▸ **PROBLEM STATEMENT**:
From the listing below, copy word for word every line starting at the one that includes "Emit a LaTeX" and ending at the one that includes "arc[start angle=0,end angle=-90,radius=8pt]"; the pictures are omitted.

▸ **PROVIDED ENTRIES**:
::::

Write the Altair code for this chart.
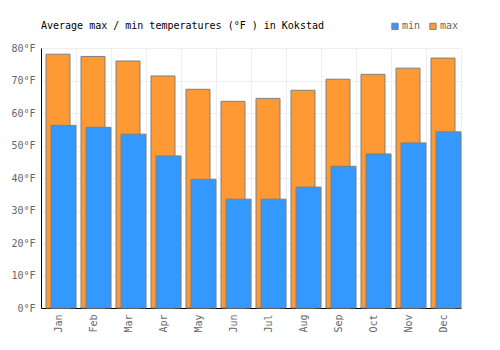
import altair as alt
import pandas as pd

months = ["Jan", "Feb", "Mar", "Apr", "May", "Jun", "Jul", "Aug", "Sep", "Oct", "Nov", "Dec"]
max_f = [78.1, 77.4, 76.0, 71.4, 67.3, 63.6, 64.5, 67.0, 70.4, 71.9, 73.8, 76.9]
min_f = [56.2, 55.6, 53.5, 46.8, 39.6, 33.5, 33.5, 37.2, 43.6, 47.4, 50.8, 54.2]

df_max = pd.DataFrame({"month": months, "value": max_f, "kind": "max"})
df_min = pd.DataFrame({"month": months, "value": min_f, "kind": "min"})

FONT = "DejaVu Sans Mono"

x = alt.X("month:N", sort=months, title=None,
          scale=alt.Scale(paddingInner=0, paddingOuter=0),
          axis=alt.Axis(labelAngle=-90, labelColor="#666666", labelFont=FONT,
                        labelFontSize=10, labelPadding=6, ticks=False,
                        domainColor="#000000", grid=True, gridColor="#eeeeee",
                        tickBand="extent"))
y = alt.Y("value:Q", title=None,
          scale=alt.Scale(domain=[0, 80], nice=False),
          axis=alt.Axis(values=[0, 10, 20, 30, 40, 50, 60, 70, 80],
                        labelExpr="datum.value + '°F'", labelColor="#666666",
                        labelFont=FONT, labelFontSize=10, labelPadding=6,
                        ticks=False, domainColor="#000000", gridColor="#eeeeee"))
color = alt.Color("kind:N",
                  scale=alt.Scale(domain=["min", "max"], range=["#3399ff", "#ff9933"]),
                  legend=alt.Legend(title=None, orient="none", direction="horizontal",
                                    legendX=349, legendY=-27, symbolType="square",
                                    symbolSize=40, symbolStrokeColor="#808080",
                                    symbolStrokeWidth=1, labelColor="#666666",
                                    labelFont=FONT, labelFontSize=10,
                                    columnPadding=6, labelOffset=2))

bars_max = alt.Chart(df_max).mark_bar(size=24, xOffset=-0.5, stroke="#808080",
                                      strokeWidth=1).encode(x=x, y=y, color=color)
bars_min = alt.Chart(df_min).mark_bar(size=25, xOffset=5, stroke="#808080",
                                      strokeWidth=1).encode(x=x, y=y, color=color)

chart = alt.layer(bars_max, bars_min).properties(
    width=420, height=260,
    autosize=alt.AutoSizeParams(type="none"),
    padding={"left": 41, "top": 48, "right": 39, "bottom": 42},
    title=alt.TitleParams("Average max / min temperatures (°F ) in Kokstad",
                          anchor="start", frame="group", font=FONT, fontSize=10,
                          fontWeight="normal", color="#000000", offset=16, dy=26),
).configure_view(stroke=None)

chart.save("out.html", embed_options={"renderer": "svg", "actions": False})
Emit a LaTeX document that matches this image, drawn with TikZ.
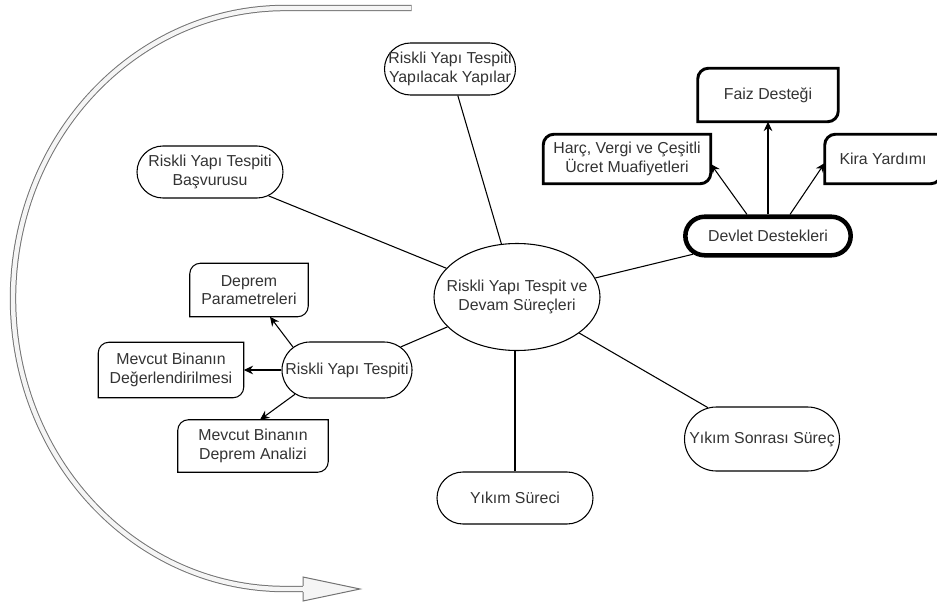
\documentclass[tikz,border=0pt]{standalone}
\usepackage{fontspec}
\setmainfont{Liberation Sans}
\usetikzlibrary{shapes.geometric,shapes.misc,arrows.meta,calc}
\newcommand{\koseli}[2][line width=.8pt]{%
  \draw[#1] ([yshift=-8pt]#2.north west) arc[start angle=180,end angle=90,radius=8pt]
    -- (#2.north east) -- ([yshift=8pt]#2.south east)
    arc[start angle=0,end angle=-90,radius=8pt] -- (#2.south west) -- cycle;}

\begin{document}
\begin{tikzpicture}[x=0.75pt,y=0.75pt]
\tikzset{yazi/.style={font=\fontsize{11.9}{13.8}\selectfont, text=black!80, align=center},
  kapsul/.style={draw, rounded rectangle, line width=.8pt, inner sep=0pt},
  kutu/.style={yazi, rectangle, inner sep=0pt},
  ok/.style={-{Stealth[length=7pt,width=6.5pt]}, line width=.8pt},
  every label/.style={yazi}}
\useasboundingbox (0,0) rectangle (937,-603);
\clip (0,0) rectangle (937,-603);
\draw[black!55, line width=4.8pt] (411.6,-8) -- (285,-8)
  arc[start angle=90, end angle=270, x radius=204pt, y radius=217.875pt] -- (303,-589);
\draw[gray!8, line width=3.3pt] (411,-8) -- (285,-8)
  arc[start angle=90, end angle=270, x radius=204pt, y radius=217.875pt] -- (303,-589);
\fill[gray!8] (303,-577) -- (360,-589) -- (303,-601) -- cycle;
\draw[black!55, line width=.75pt] (303,-585.8) -- (303,-577) -- (360,-589) -- (303,-601) -- (303,-592.2);
\node[ellipse, draw, line width=.8pt, inner sep=0pt, minimum width=124.5pt, minimum height=80.25pt,
  label=center:{Riskli Yapı Tespit ve\\Devam Süreçleri}] (S0) at (517,-297) {};
\node[kapsul, minimum width=98.25pt, minimum height=39pt,
  label=center:{Riskli Yapı Tespiti\\Yapılacak Yapılar}] (S1) at (450,-69) {};
\node[kapsul, minimum width=109.5pt, minimum height=39pt,
  label=center:{Riskli Yapı Tespiti\\Başvurusu}] (S2) at (210,-172) {};
\node[kapsul, line width=3.4pt, minimum width=124pt, minimum height=28.9pt,
  label=center:{Devlet Destekleri}] (S3) at (768,-236) {};
\node[kapsul, minimum width=116.25pt, minimum height=48pt,
  label=center:{Yıkım Sonrası Süreç}] (S4) at (762,-439) {};
\node[kapsul, minimum width=117pt, minimum height=39pt,
  label=center:{Yıkım Süreci}] (S5) at (515,-498) {};
\node[kapsul, minimum width=97.5pt, minimum height=42pt,
  label=center:{Riskli Yapı Tespiti}] (T0) at (347,-370) {};
\node[kutu, minimum width=88.5pt, minimum height=39.75pt] (T1) at (249,-290) {Deprem\\Parametreleri};
\node[kutu, minimum width=108.75pt, minimum height=41.25pt] (T2) at (171,-370) {Mevcut Binanın\\Değerlendirilmesi};
\node[kutu, minimum width=112.5pt, minimum height=39pt] (T3) at (253,-446) {Mevcut Binanın\\Deprem Analizi};
\node[kutu, minimum width=105pt, minimum height=39.75pt] (D1) at (768,-95) {Faiz Desteği};
\node[kutu, minimum width=125.25pt, minimum height=36.75pt] (D2) at (627,-159) {Harç, Vergi ve Çeşitli\\Ücret Muafiyetleri};
\node[kutu, minimum width=87pt, minimum height=36.75pt] (D3) at (883,-159) {Kira Yardımı};
\koseli{T1}
\koseli{T2}
\koseli{T3}
\koseli[line width=2.2pt]{D1}
\koseli[line width=2.2pt]{D2}
\koseli[line width=2.2pt]{D3}
\draw[line width=.8pt] (S0) -- (S1);
\draw[line width=.8pt] (S0) -- (S2);
\draw[line width=.8pt] (S0) -- (S3);
\draw[line width=.8pt] (S0) -- (S4);
\draw[line width=.8pt] (S5.north) -- (S5.north |- S0.south);
\draw[line width=.8pt] (S0) -- (T0);
\draw[ok] (S3) -- (D1);
\draw[ok] ($(S3.north)+(-21,0)$) -- ($(D2.east)+(0,-5)$);
\draw[ok] ($(S3.north)+(22,0)$) -- ($(D3.west)+(0,-4)$);
\draw[ok] (T0.157) -- ($(T1.south)+(21,0)$);
\draw[ok] (T0) -- (T2);
\draw[ok] (T0.205) -- ($(T3.north)+(7,0)$);
\end{tikzpicture}
\end{document}
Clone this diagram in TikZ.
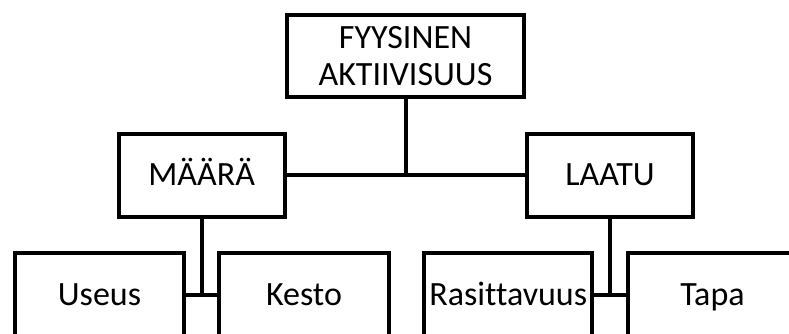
\documentclass[tikz,border=0pt]{standalone}
\usepackage{fontspec}
\setmainfont[Ligatures=NoCommon]{Carlito}
\begin{document}
\begin{tikzpicture}[x=1pt,y=-1pt,
  box/.style={draw=black,line width=4pt,rectangle,minimum height=85pt,inner sep=0pt,
    font=\fontsize{34}{37}\selectfont,align=center,text=black},
  one/.style={box,text height=21.5pt,text depth=0pt},
  conn/.style={draw=black,line width=4pt}]
\useasboundingbox (0,0) rectangle (789,334);
\clip (0,0) rectangle (789,334);
\fill[white] (0,0) rectangle (789,334);
\node[box,minimum width=237pt,minimum height=81.5pt] (top) at (405.5,56.25) {FYYSINEN\\AKTIIVISUUS};
\node[one,minimum width=166pt,minimum height=83pt] (maara) at (201.7,175) {MÄÄRÄ};
\node[one,minimum width=166pt,minimum height=83pt] (laatu) at (610,175) {LAATU};
\node[one,minimum width=168.4pt] (useus) at (99.5,295.2) {Useus};
\node[one,minimum width=169.4pt] (kesto) at (304,295.2) {Kesto};
\node[one,minimum width=167.7pt] (rasit) at (508.2,295.2) {Rasittavuus};
\node[one,minimum width=169pt] (tapa) at (712.5,295.2) {Tapa};
\coordinate (j1) at (top.south |- maara.east);
\coordinate (j2) at (maara.south |- useus.east);
\coordinate (j3) at (laatu.south |- rasit.east);
\draw[conn] (maara.east) -- (laatu.west);
\draw[conn] (top.south) -- (j1);
\draw[conn] (useus.east) -- (kesto.west);
\draw[conn] (maara.south) -- (j2);
\draw[conn] (rasit.east) -- (tapa.west);
\draw[conn] (laatu.south) -- (j3);
\end{tikzpicture}
\end{document}
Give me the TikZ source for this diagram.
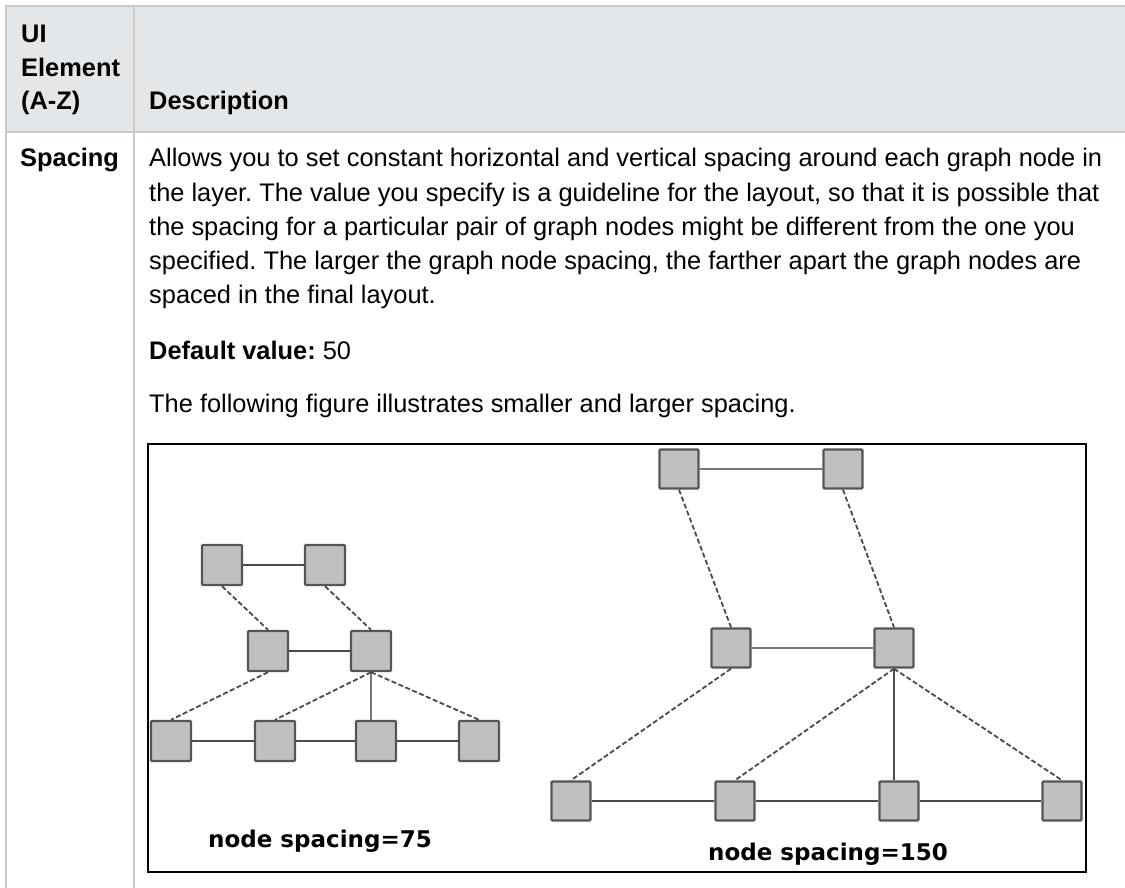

::::

▸ **SOLUTION FOR THIS TASK**:
Emit a LaTeX document that matches this image, drawn with TikZ.
\documentclass[tikz,border=0pt]{standalone}
\usepackage{fontspec}
\setmainfont{Liberation Sans}
\usetikzlibrary{shapes.geometric,shapes.misc,arrows.meta,calc}
\newcommand{\koseli}[2][line width=.8pt]{%
  \draw[#1] ([yshift=-8pt]#2.north west) arc[start angle=180,end angle=90,radius=8pt]
    -- (#2.north east) -- ([yshift=8pt]#2.south east)
    arc[start angle=0,end angle=-90,radius=8pt] -- (#2.south west) -- cycle;}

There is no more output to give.